Insight into the water resource carrying capacity of the central water tower in China: Integrating the driving-pressure-state-impact-response frame and obstacle degree recognition

Water resource carrying capacity (WRCC) is crucial to regional development and sustainable growth. The Qinling Mountain (QLM) is an important area for water source protection and conservation of the Yangtze River and the Yellow River. Therefore, it is vital to investigate the WRCC in the QLM region to preserve the ecosystem. This study established a driving force-pressure-state-impact response (DPSIR) model and coupled it with the ideal solution similarity ranking technique (TOPSIS) to evaluate the WRCC of the QLM, the driving factors affecting the WRCC of the QLM were identified by establishing a obstacle degree (OD) model.
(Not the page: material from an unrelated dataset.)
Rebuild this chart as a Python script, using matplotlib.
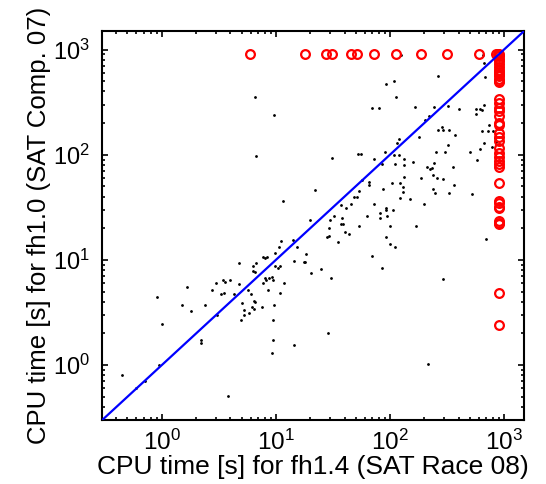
import matplotlib
matplotlib.use('Agg')
import matplotlib.pyplot as plt
import numpy as np

plt.rcParams['font.family'] = ['Liberation Sans', 'DejaVu Sans']
plt.rcParams['mathtext.fontset'] = 'custom'
plt.rcParams['mathtext.rm'] = 'Liberation Sans'
plt.rcParams['mathtext.it'] = 'Liberation Sans'

TIMEOUT = 900
lim = (0.3, 1500)

# solved by both solvers: (fh1.4 time, fh1.0 time)
both_x = [0.45, 0.60, 0.71, 0.95, 0.91, 1.0, 1.49, 1.67, 1.79, 2.2, 2.2, 2.41, 2.76, 3.0,
          3.07, 3.29, 3.47, 3.56, 3.53, 3.83, 4.0, 4.3, 4.75, 4.8, 4.9, 5.0, 5.3, 5.3, 5.7,
          5.8, 6.05, 6.2, 6.3, 6.3, 6.4, 6.4, 6.6, 6.65, 6.6, 7.55, 7.65, 7.7, 8.1, 8.3,
          8.1, 8.2, 8.5, 8.75, 9.25, 9.4, 9.4, 9.5, 9.2, 9.7, 9.75, 9.8, 10.5, 10.9, 10.9,
          11.9, 14.5, 14.5, 18.4, 17.5, 17.9, 20.2, 24.8, 30.4, 28.6, 70, 85.5, 290, 216,
          31.2, 52, 56, 90, 109, 121, 133, 254, 301, 498, 73, 85, 110, 133, 158, 213, 224,
          233, 241, 356, 585, 238, 258, 289, 188, 133, 123, 104, 130, 130, 123, 149, 238,
          250, 326, 363, 525, 198, 87, 65, 65, 54, 57, 22, 11.5, 48, 51, 46, 37, 41, 72,
          93, 93, 106, 81, 81, 94, 63, 32, 30, 38, 37, 39, 20, 29, 53, 100, 40, 44, 29,
          28, 92, 35, 101, 111, 170, 11.1, 14.2, 15.2,
          9.6, 6.7, 10.6, 701, 401, 573, 613, 668, 647, 573, 324, 242, 220, 202, 166, 70,
          80, 283, 261, 292, 330, 180, 370, 324, 121, 116, 735, 642, 724, 801, 829, 858,
          664, 613, 791, 6.5, 126, 92, 108, 113, 261, 668, 687, 655]
both_y = [0.80, 0.60, 0.70, 1.0, 4.4, 2.45, 3.7, 5.5, 3.25, 1.73, 1.63, 3.7, 5.2, 6.0,
          2.98, 4.7, 6.4, 6.1, 4.8, 0.51, 6.4, 4.7, 9.3, 5.9, 2.7, 3.9, 3.35, 2.98, 5.2,
          3.1, 4.7, 3.6, 8.8, 7.9, 4.1, 3.4, 4.0, 9.3, 7.6, 3.6, 6.0, 10.7, 10.4, 10.6,
          6.8, 6.4, 5.2, 6.7, 6.9, 6.4, 2.7, 1.73, 1.31, 3.7, 11.6, 8.8, 8.3, 8.8, 4.8,
          6.0, 9.8, 1.56, 11.5, 9.6, 9.55, 7.45, 8.2, 6.7, 2.0, 10.8, 8.4, 6.6, 1.03,
          94, 101, 102, 107, 99, 99, 92, 107, 107, 107, 91, 81, 81, 80, 86, 76, 73,
          74, 83, 77, 90, 64, 60, 59, 60, 62, 54, 54, 49, 44, 39, 38, 47,
          43, 43, 51, 42, 34, 47, 55, 51, 45, 57, 46, 36, 40, 40, 34, 33, 31, 34,
          31, 30, 30, 28, 25, 26, 26, 26, 24, 25, 22, 22, 24, 20, 21, 21, 18.6, 17.7, 17,
          16.5, 16.6, 14.8, 14.3, 13.3, 20.8, 15.2, 15.4, 13.3,
          241, 97, 13.4, 15.8, 269, 269, 269, 296, 265, 245, 290, 285, 234, 215, 285, 275,
          275, 184, 171, 171, 171, 148, 155, 125, 141, 128, 191, 169, 169, 169, 145, 133,
          128, 113, 119, 350, 881, 475, 500, 355, 561, 752, 542, 881]

# timed out with fh1.0 only (fh1.4 time)
top_x = [5.9, 18, 27.5, 31, 46, 51, 72, 113, 188, 317, 604, 850, 880, 900]
# timed out with fh1.4 only (fh1.0 time)
right_y = [862, 820, 778, 735, 682, 645, 612, 591, 561, 530, 503, 486, 335, 309, 275,
           260, 233, 199, 191, 161, 146, 135, 115, 104, 95, 87, 81, 76, 54, 36, 35, 32,
           31, 23.5, 22.5, 21.8, 4.8, 2.4]

fig = plt.figure(figsize=(5.46, 4.84), dpi=100)
ax = fig.add_axes([0.187, 0.132, 0.773, 0.804])

ax.plot(both_x, both_y, 'k.', markersize=2.0, zorder=3)
ax.plot(top_x, [TIMEOUT] * len(top_x), 'o', mfc='none', mec='red', ms=6.3, mew=1.6, zorder=4)
ax.plot([TIMEOUT] * len(right_y), right_y, 'o', mfc='none', mec='red', ms=6.3, mew=1.6, zorder=4)
ax.plot(lim, lim, color='blue', lw=1.6, zorder=5)

ax.set_xscale('log')
ax.set_yscale('log')
ax.set_xlim(lim)
ax.set_ylim(lim)
ax.set_xticks([1, 10, 100, 1000])
ax.set_yticks([1, 10, 100, 1000])

for s in ax.spines.values():
    s.set_linewidth(1.5)
ax.tick_params(which='both', direction='in', top=True, right=True, width=1.2)
ax.tick_params(which='major', length=4)
ax.tick_params(which='minor', length=2)
ax.tick_params(axis='x', which='major', labelsize=17.5, pad=7)
ax.tick_params(axis='y', which='major', labelsize=17, pad=9)

ax.set_xlabel('CPU time [s] for fh1.4 (SAT Race 08)', fontsize=19, labelpad=0)
ax.set_ylabel('CPU time [s] for fh1.0 (SAT Comp. 07)', fontsize=18.5, labelpad=1)

fig.savefig('out.png', dpi=100)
The results indicated that the WRCC in the QLM region exhibited an overall upward trend in the period, with four phases identified: the initial growth phase, rapid development phase, stable rising phase, and steady fluctuation phase. Since the promulgation of the relevant ecological protection policy in 2007, industrial development in the southern Qinling Mountains has been restricted, and the rapid recovery of the ecological environment has made the change trend of WRCC in the southern QLM is 8.23 % faster than that in the northern. Moreover, all subsystems demonstrated a declining trend through the obstacle degree model, with the impact subsystem displaying the most significant reduction, ranging from 65.3 to 3.8. This suggested that ecological protection measures achieved notable results. Reassigning the weighted calculations based on the obstacle degree model, the factors affecting WRCC exhibited significant temporal differences. The development of an extensive economy characterized by high energy consumption, high pollution, high cost, and low efficiency was the primary constraint from 2000 to 2009, while the expansion of urbanization became the main obstacle from 2010 to 2021. This study provides new insights into the spatiotemporal changes in WRCC in the QLM region, revealing the mechanisms driving regional WRCC, and also provides a reference for the evaluation of WRCC in other regions.